Now let’s look at discounting. The PV()function helps you here. You can use the formula =PV(C27,C19-1,- C10*C8,-C10*C8,1) as a yield calculation to determine the cash value of future interest payments (the result is 13.42) and as a compound interest calculation for discounting the repayment amount with =PV(C27,C19-1,0,-C8) to get 98.78. For discounting, you first use the assumed yield (4.5 percent) in C27, which can cause different number sequences in both cash values.

You now need to follow the ISMA procedure to determine the sum of the two cash values over the fractional duration of 126 of 365 days with a fractional exponent in the interest formula: =PV(C27,C15/C17,0,-C21-C20) returns 102.92.

Now you compare the sum of the price and the accrued interest (C23) with the sum of the calculated cash values (C24) by creating the difference in C25. On this cell, you run the goal seek with a target value of 0 and the modifiable cell C27 (where your yield assumed thus far is located). The result is the same as can be determined with =YIELD(C6,C9,C10,C7,C8,C12,C11): 0.617%.

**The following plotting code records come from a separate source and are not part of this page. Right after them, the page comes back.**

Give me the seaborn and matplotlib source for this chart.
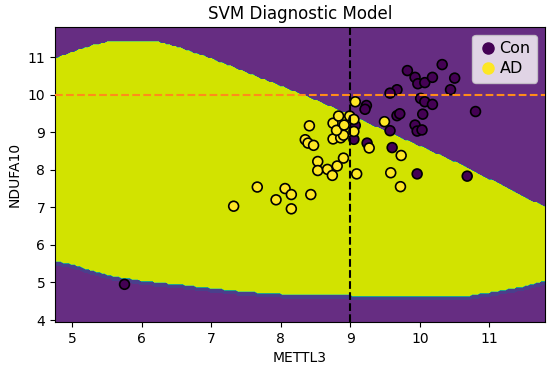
import numpy as np
import pandas as pd
import matplotlib
matplotlib.use("Agg")
import matplotlib.pyplot as plt
from matplotlib.lines import Line2D
import seaborn as sns

# sample values (METTL3, NDUFA10)
con_x = [5.75, 10.32, 9.82, 9.93, 9.97, 10.07, 10.18, 10.50, 10.44, 9.67,
         9.57, 10.01, 10.07, 10.18, 10.80, 9.23, 9.21, 9.67, 9.71, 10.04,
         9.93, 9.96, 10.03, 9.57, 9.07, 9.05, 9.24, 9.60, 9.96, 10.68]
con_y = [4.95, 10.80, 10.64, 10.46, 10.29, 10.32, 10.46, 10.44, 10.13, 10.13,
         10.04, 9.90, 9.81, 9.74, 9.55, 9.71, 9.61, 9.44, 9.49, 9.48,
         9.19, 9.03, 9.06, 9.04, 9.18, 8.81, 8.71, 8.59, 7.89, 7.83]
ad_x = [7.32, 7.66, 7.93, 8.06, 8.15, 8.15, 8.43, 8.35, 8.39, 8.47,
        8.41, 8.53, 8.53, 8.67, 8.74, 8.81, 8.90, 8.75, 8.86, 8.90,
        8.75, 8.80, 8.83, 8.91, 8.99, 9.05, 9.05, 9.07, 9.09, 9.27,
        9.49, 9.58, 9.73, 9.72]
ad_y = [7.03, 7.54, 7.20, 7.50, 7.34, 6.96, 7.34, 8.80, 8.71, 8.65,
        9.17, 8.22, 7.98, 8.01, 7.85, 8.10, 8.31, 8.82, 8.85, 8.92,
        9.24, 9.05, 9.43, 9.19, 9.43, 9.34, 9.02, 9.81, 7.89, 8.58,
        9.28, 7.92, 8.38, 7.55]

# decision region edges (AD region lies between them)
upper_x = [4.74, 5.0, 5.3, 5.55, 6.2, 6.5, 7.0, 7.5, 8.0, 8.5, 9.0, 9.5, 10.0, 10.5, 11.0, 11.5, 11.81]
upper_y = [10.95, 11.13, 11.31, 11.42, 11.42, 11.27, 10.95, 10.58, 10.22, 9.84, 9.44, 9.02, 8.62, 8.2, 7.74, 7.27, 6.98]
lower_x = [4.74, 5.0, 5.3, 5.57, 6.0, 6.5, 7.0, 7.5, 8.0, 9.0, 9.01, 10.7, 11.0, 11.5, 11.81]
lower_y = [5.59, 5.50, 5.32, 5.19, 5.06, 4.97, 4.86, 4.77, 4.71, 4.71, 4.66, 4.66, 4.75, 4.91, 5.06]

df = pd.DataFrame({
    "METTL3": con_x + ad_x,
    "NDUFA10": con_y + ad_y,
    "group": ["Con"] * len(con_x) + ["AD"] * len(ad_x),
})

x_min, x_max = min(df["METTL3"]) - 1, max(df["METTL3"]) + 1
y_min, y_max = min(df["NDUFA10"]) - 1, max(df["NDUFA10"]) + 1
h = 0.04
xx, yy = np.meshgrid(np.arange(x_min, x_max + h, h), np.arange(y_min, y_max + h, h))
up = np.interp(xx, upper_x, upper_y)
lo = np.interp(xx, lower_x, lower_y)
Z = ((yy < up) & (yy > lo)).astype(float)
# faint bluish fringe under the lower edge
Z[(yy <= lo) & (yy > lo - 0.12)] = 0.3

fig, ax = plt.subplots(figsize=(5.5, 3.7), dpi=100)
fig.subplots_adjust(left=0.1, right=0.991, top=0.927, bottom=0.13)

ax.contourf(xx, yy, Z, levels=[-0.1, 0.2, 0.4, 0.6, 0.8, 1.1],
            colors=["#662d82", "#4a3f8c", "#1fa38a", "#7ad151", "#d2e300"],
            antialiased=False)

palette = {"Con": "#440154", "AD": "#fde725"}
sns.scatterplot(data=df, x="METTL3", y="NDUFA10", hue="group", palette=palette,
                s=50, edgecolor="black", linewidth=1.2, legend=False, ax=ax, zorder=3)

ax.axvline(9, color="black", linestyle="--", linewidth=1.5, zorder=4)
ax.axhline(10, color="#ff8c1a", linestyle="--", linewidth=1.5, zorder=4)

ax.set_xlim(x_min, x_max)
ax.set_ylim(y_min, y_max)
ax.set_xticks([5, 6, 7, 8, 9, 10, 11])
ax.set_yticks([4, 5, 6, 7, 8, 9, 10, 11])
ax.set_xlabel("METTL3")
ax.set_ylabel("NDUFA10")
ax.set_title("SVM Diagnostic Model", fontsize=12)

handles = [Line2D([], [], marker="o", linestyle="", color=palette[g], markersize=8, label=g)
           for g in ["Con", "AD"]]
ax.legend(handles=handles, loc="upper right", fontsize=11.5, handletextpad=0.1,
          borderpad=0.4, labelspacing=0.3, handlelength=1.2)

plt.savefig("out.png", dpi=100)
plt.close()
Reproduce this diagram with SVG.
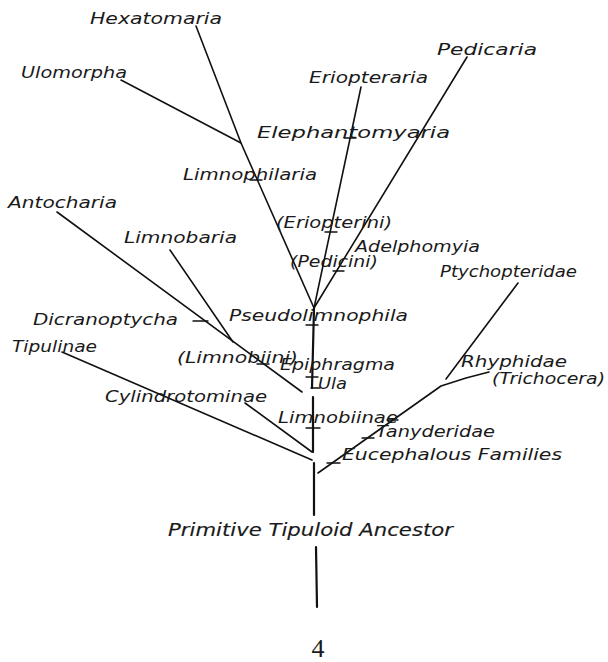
<svg xmlns="http://www.w3.org/2000/svg" width="608" height="662" viewBox="0 0 608 662">
<style>
.bg{fill:#fff}
.lbl{font-family:"DejaVu Sans","Liberation Sans",sans-serif;font-style:italic;font-size:16px;fill:#1a1a1a}
.big{font-size:17px;stroke:#1a1a1a;stroke-width:0.15}
.num{font-family:"Liberation Serif","DejaVu Serif",serif;font-size:26px;fill:#1a1a1a}
.ln{fill:none;stroke:#111;stroke-width:1.6;stroke-linecap:round;stroke-linejoin:round}
.trunk{fill:none;stroke:#111;stroke-width:2.2;stroke-linecap:round}
.tk{fill:none;stroke:#111;stroke-width:1.4;stroke-linecap:round}
</style>
<rect class="bg" x="0" y="0" width="608" height="662"/>
<g id="connectors">
<polyline class="ln" points="196,26 241,143 314,308"/>
<line class="ln" x1="121" y1="80" x2="241" y2="143"/>
<line class="ln" x1="361" y1="87" x2="314" y2="308"/>
<line class="ln" x1="467" y1="57" x2="314" y2="308"/>
<line class="ln" x1="57" y1="212" x2="302" y2="392"/>
<line class="ln" x1="170" y1="250" x2="233" y2="342"/>
<line class="ln" x1="62" y1="352" x2="312" y2="460"/>
<line class="ln" x1="245" y1="403" x2="312" y2="452"/>
<polyline class="ln" points="318,473 441,386 466,378 489,372"/>
<line class="ln" x1="518" y1="283" x2="446" y2="379"/>
<line class="trunk" x1="314" y1="308" x2="312" y2="388"/>
<line class="trunk" x1="313" y1="397" x2="313" y2="452"/>
<line class="trunk" x1="314" y1="463" x2="314" y2="515"/>
<line class="trunk" x1="316" y1="547" x2="317" y2="607"/>
<g id="ticks">
<line class="tk" x1="250" y1="180" x2="262" y2="180"/>
<line class="tk" x1="344" y1="138" x2="356" y2="138"/>
<line class="tk" x1="325" y1="232" x2="337" y2="232"/>
<line class="tk" x1="333" y1="271" x2="344" y2="271"/>
<line class="tk" x1="306" y1="325" x2="318" y2="325"/>
<line class="tk" x1="193" y1="321" x2="208" y2="321"/>
<line class="tk" x1="257" y1="364" x2="269" y2="364"/>
<line class="tk" x1="306" y1="377" x2="318" y2="377"/>
<line class="tk" x1="311" y1="388" x2="320" y2="388"/>
<line class="tk" x1="306" y1="428" x2="320" y2="428"/>
<line class="tk" x1="362" y1="438" x2="374" y2="438"/>
<line class="tk" x1="327" y1="463" x2="340" y2="463"/>
<line class="tk" x1="387" y1="420" x2="398" y2="420"/>
</g>
</g>
<g id="hexatomaria"><text class="lbl" x="90" y="24" textLength="132" lengthAdjust="spacingAndGlyphs">Hexatomaria</text></g>
<g id="ulomorpha"><text class="lbl" x="21" y="78" textLength="106" lengthAdjust="spacingAndGlyphs">Ulomorpha</text></g>
<g id="eriopteraria"><text class="lbl" x="309" y="83" textLength="119" lengthAdjust="spacingAndGlyphs">Eriopteraria</text></g>
<g id="pedicaria"><text class="lbl" x="437" y="55" textLength="100" lengthAdjust="spacingAndGlyphs">Pedicaria</text></g>
<g id="elephantomyaria"><text class="lbl" x="257" y="138" textLength="193" lengthAdjust="spacingAndGlyphs">Elephantomyaria</text></g>
<g id="limnophilaria"><text class="lbl" x="183" y="180" textLength="134" lengthAdjust="spacingAndGlyphs">Limnophilaria</text></g>
<g id="eriopterini"><text class="lbl" x="276" y="228" textLength="116" lengthAdjust="spacingAndGlyphs">(Eriopterini)</text></g>
<g id="adelphomyia"><text class="lbl" x="355" y="252" textLength="125" lengthAdjust="spacingAndGlyphs">Adelphomyia</text></g>
<g id="pedicini"><text class="lbl" x="290" y="267" textLength="88" lengthAdjust="spacingAndGlyphs">(Pedicini)</text></g>
<g id="ptychopteridae"><text class="lbl" x="440" y="277" textLength="137" lengthAdjust="spacingAndGlyphs">Ptychopteridae</text></g>
<g id="antocharia"><text class="lbl" x="8" y="208" textLength="109" lengthAdjust="spacingAndGlyphs">Antocharia</text></g>
<g id="limnobaria"><text class="lbl" x="124" y="243" textLength="113" lengthAdjust="spacingAndGlyphs">Limnobaria</text></g>
<g id="pseudolimnophila"><text class="lbl" x="229" y="321" textLength="179" lengthAdjust="spacingAndGlyphs">Pseudolimnophila</text></g>
<g id="dicranoptycha"><text class="lbl" x="33" y="325" textLength="145" lengthAdjust="spacingAndGlyphs">Dicranoptycha</text></g>
<g id="tipulinae"><text class="lbl" x="12" y="352" textLength="85" lengthAdjust="spacingAndGlyphs">Tipulinae</text></g>
<g id="limnobiini"><text class="lbl" x="177" y="363" textLength="121" lengthAdjust="spacingAndGlyphs">(Limnobiini)</text></g>
<g id="epiphragma"><text class="lbl" x="280" y="370" textLength="115" lengthAdjust="spacingAndGlyphs">Epiphragma</text></g>
<g id="ula"><text class="lbl" x="318" y="389" textLength="29" lengthAdjust="spacingAndGlyphs">Ula</text></g>
<g id="cylindrotominae"><text class="lbl" x="105" y="402" textLength="162" lengthAdjust="spacingAndGlyphs">Cylindrotominae</text></g>
<g id="limnobiinae"><text class="lbl" x="278" y="423" textLength="120" lengthAdjust="spacingAndGlyphs">Limnobiinae</text></g>
<g id="rhyphidae"><text class="lbl" x="461" y="367" textLength="106" lengthAdjust="spacingAndGlyphs">Rhyphidae</text></g>
<g id="trichocera"><text class="lbl" x="492" y="384" textLength="113" lengthAdjust="spacingAndGlyphs">(Trichocera)</text></g>
<g id="tanyderidae"><text class="lbl" x="376" y="437" textLength="119" lengthAdjust="spacingAndGlyphs">Tanyderidae</text></g>
<g id="eucephalous"><text class="lbl" x="342" y="460" textLength="220" lengthAdjust="spacingAndGlyphs">Eucephalous Families</text></g>
<g id="ancestor"><text class="lbl big" x="168" y="536" textLength="285" lengthAdjust="spacingAndGlyphs">Primitive Tipuloid Ancestor</text></g>
<g id="figure-number"><text class="num" x="318" y="657" text-anchor="middle">4</text></g>
</svg>
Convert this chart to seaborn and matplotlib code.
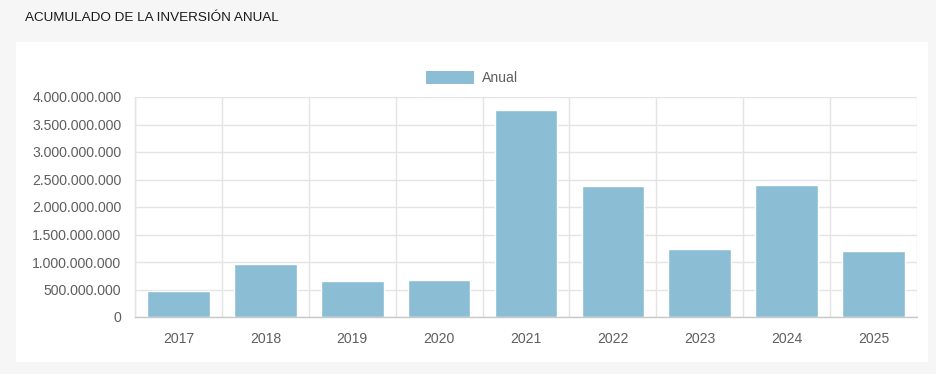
import matplotlib
matplotlib.use("Agg")
import matplotlib.pyplot as plt
import matplotlib.ticker as mticker
from matplotlib.patches import Rectangle, Patch
import seaborn as sns
import pandas as pd
import numpy as np

years = ["2017", "2018", "2019", "2020", "2021", "2022", "2023", "2024", "2025"]
anual = [470e6, 964e6, 655e6, 668e6, 3765e6, 2385e6, 1236e6, 2405e6, 1200e6]
series_label = "Anual"
title = "ACUMULADO DE LA INVERSIÓN ANUAL"

sns.set_theme(style="white")
plt.rcParams["font.family"] = ["Liberation Sans", "DejaVu Sans"]

W, H = 936, 374
fig = plt.figure(figsize=(W / 100, H / 100), dpi=100, facecolor="#f6f6f6")

# white panel
panel = Rectangle((16 / W, 1 - 362 / H), (928 - 16) / W, (362 - 42) / H,
                  transform=fig.transFigure, facecolor="white",
                  edgecolor="none", zorder=-10)
fig.patches.append(panel)

fig.text(25 / W, 1 - 18 / H, title, fontsize=9.7, color="#1a1a1a",
         ha="left", va="center")

ax = fig.add_axes([135 / W, 1 - 317 / H, (917 - 135) / W, (317 - 97) / H])
ax.set_zorder(5)
ax.patch.set_alpha(0)
df = pd.DataFrame({"year": years, "value": anual})
bar_color = "#8bbed4"
sns.barplot(data=df, x="year", y="value", color=bar_color, width=0.72,
            saturation=1, ax=ax, zorder=2)

ax.set_xlim(-0.5, len(years) - 0.5)
ax.set_ylim(0, 4e9)
ax.yaxis.set_major_locator(mticker.MultipleLocator(5e8))
ax.yaxis.set_major_formatter(mticker.FuncFormatter(
    lambda v, p: f"{int(round(v)):,}".replace(",", ".")))
ax.set_xlabel("")
ax.set_ylabel("")

grid_c = "#e4e4e4"
txt_c = "#5f5f5f"
ax.xaxis.set_minor_locator(mticker.FixedLocator(np.arange(-0.5, len(years), 1.0)))
ax.set_axisbelow(True)
ax.grid(True, axis="y", which="major", color=grid_c, lw=1)
ax.grid(True, axis="x", which="minor", color=grid_c, lw=1)
ax.grid(False, axis="x", which="major")
ax.tick_params(axis="x", which="major", length=0, pad=11, labelsize=10.1,
               labelcolor=txt_c)
ax.tick_params(axis="x", which="minor", length=7.2, width=1, color=grid_c)
ax.tick_params(axis="y", which="major", length=5.8, width=1, color=grid_c,
               pad=4, labelsize=10.1, labelcolor=txt_c)
for s in ["top", "right"]:
    ax.spines[s].set_visible(False)
ax.spines["left"].set_color(grid_c)
ax.spines["bottom"].set_color("#c9c9c9")
ax.spines["left"].set_linewidth(1)
ax.spines["bottom"].set_linewidth(1)

handle = Patch(facecolor=bar_color, edgecolor="none")
fig.legend([handle], [series_label], loc="center",
           bbox_to_anchor=(472 / W, 1 - 78 / H), frameon=False,
           fontsize=10.1, labelcolor=txt_c, handlelength=3.4,
           handleheight=1.1, handletextpad=0.6)

fig.savefig("out.png", dpi=100, facecolor=fig.get_facecolor())
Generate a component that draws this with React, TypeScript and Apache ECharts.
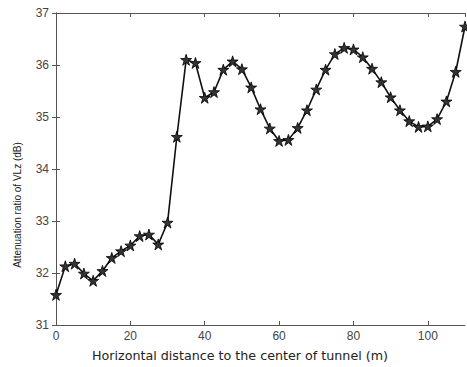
import React, { useEffect, useRef } from "react";
import * as echarts from "echarts";

const distances = [
  0, 2.5, 5, 7.5, 10, 12.5, 15, 17.5, 20, 22.5, 25, 27.5, 30, 32.5, 35, 37.5,
  40, 42.5, 45, 47.5, 50, 52.5, 55, 57.5, 60, 62.5, 65, 67.5, 70, 72.5, 75,
  77.5, 80, 82.5, 85, 87.5, 90, 92.5, 95, 97.5, 100, 102.5, 105, 107.5, 110,
];
const attenuation = [
  31.58, 32.13, 32.18, 31.99, 31.85, 32.04, 32.29, 32.42, 32.53, 32.71, 32.74,
  32.55, 32.97, 34.62, 36.1, 36.04, 35.37, 35.48, 35.91, 36.07, 35.92, 35.57,
  35.15, 34.78, 34.54, 34.56, 34.79, 35.13, 35.53, 35.91, 36.21, 36.33, 36.3,
  36.15, 35.93, 35.67, 35.38, 35.13, 34.92, 34.81, 34.82, 34.96, 35.3, 35.87,
  36.74,
];
const xTitle = "Horizontal distance to the center of tunnel (m)";
const yTitle = "Attenuation ratio of VLz (dB)";

const STAR =
  "path://M50 0 L61.2 34.5 L97.6 34.5 L68.2 55.9 L79.4 90.5 L50 69.1 L20.6 90.5 L31.8 55.9 L2.4 34.5 L38.8 34.5 Z";

export default function App() {
  const ref = useRef<HTMLDivElement>(null);
  useEffect(() => {
    if (!ref.current) return;
    const chart = echarts.init(ref.current, null, { renderer: "svg" });
    const axisColor = "#555";
    const labelStyle = {
      color: "#444",
      fontFamily: "Liberation Sans, Arial, sans-serif",
      fontSize: 12,
    };
    chart.setOption({
      animation: false,
      backgroundColor: "#fff",
      grid: {
        left: 56,
        right: 2,
        top: 13,
        bottom: 42,
        show: false,
        containLabel: false,
        outerBoundsMode: "none",
      },
      xAxis: [
        {
          type: "value",
          min: 0,
          max: 110,
          interval: 20,
          position: "bottom",
          axisLine: { show: true, lineStyle: { color: axisColor, width: 1 } },
          axisTick: { show: true, inside: true, length: 4, lineStyle: { color: axisColor } },
          axisLabel: { ...labelStyle, margin: 5, showMaxLabel: false },
          splitLine: { show: false },
        },
        {
          type: "value",
          min: 0,
          max: 110,
          interval: 20,
          position: "top",
          axisLine: { show: true, lineStyle: { color: axisColor, width: 1 } },
          axisTick: { show: true, inside: true, length: 4, lineStyle: { color: axisColor } },
          axisLabel: { show: false },
          splitLine: { show: false },
        },
      ],
      yAxis: [
        {
          type: "value",
          min: 31,
          max: 37,
          interval: 1,
          position: "left",
          axisLine: { show: true, lineStyle: { color: axisColor, width: 1 } },
          axisTick: { show: true, inside: true, length: 4, lineStyle: { color: axisColor } },
          axisLabel: { ...labelStyle, margin: 7 },
          splitLine: { show: false },
        },
        {
          type: "value",
          min: 31,
          max: 37,
          interval: 1,
          position: "right",
          axisLine: { show: true, lineStyle: { color: axisColor, width: 1 } },
          axisTick: { show: true, inside: true, length: 4, lineStyle: { color: axisColor } },
          axisLabel: { show: false },
          splitLine: { show: false },
        },
      ],
      graphic: [
        {
          type: "text",
          x: 240,
          y: 355,
          style: {
            text: xTitle,
            fill: "#222",
            font: "12.7px 'DejaVu Sans', Verdana, sans-serif",
            align: "center",
            verticalAlign: "middle",
          },
        },
        {
          type: "text",
          x: 17,
          y: 205,
          rotation: Math.PI / 2,
          style: {
            text: yTitle,
            fill: "#222",
            font: "10px 'Liberation Sans', Arial, sans-serif",
            align: "center",
            verticalAlign: "middle",
          },
        },
      ],
      series: [
        {
          type: "line",
          xAxisIndex: 0,
          yAxisIndex: 0,
          data: distances.map((d, i) => [d, attenuation[i]]),
          symbol: STAR,
          symbolSize: 11,
          showAllSymbol: true,
          clip: false,
          lineStyle: { color: "#111", width: 1.6 },
          itemStyle: { color: "#333", borderColor: "#000", borderWidth: 0.8 },
        },
      ],
    });
    return () => chart.dispose();
  }, []);
  return (
    <div
      ref={ref}
      style={{ position: "fixed", left: 0, top: 0, width: 467, height: 367 }}
    />
  );
}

Biannual Interest Payment (Coupon). There are only a few loans that have more than one interest payment date per year. In the sample files for this function, the loan of the previous example was therefore given a fictitious biannual interest payment, so the calculations could be performed. The Excel price has a different number of decimal places than the ISMA price. If you want to determine the ISMA yield, you need to evaluate the number calculated with YIELD() (it is twice the correct ISMA biannual yield) with EFFECT(YIELD(),Frequency) according to the periods.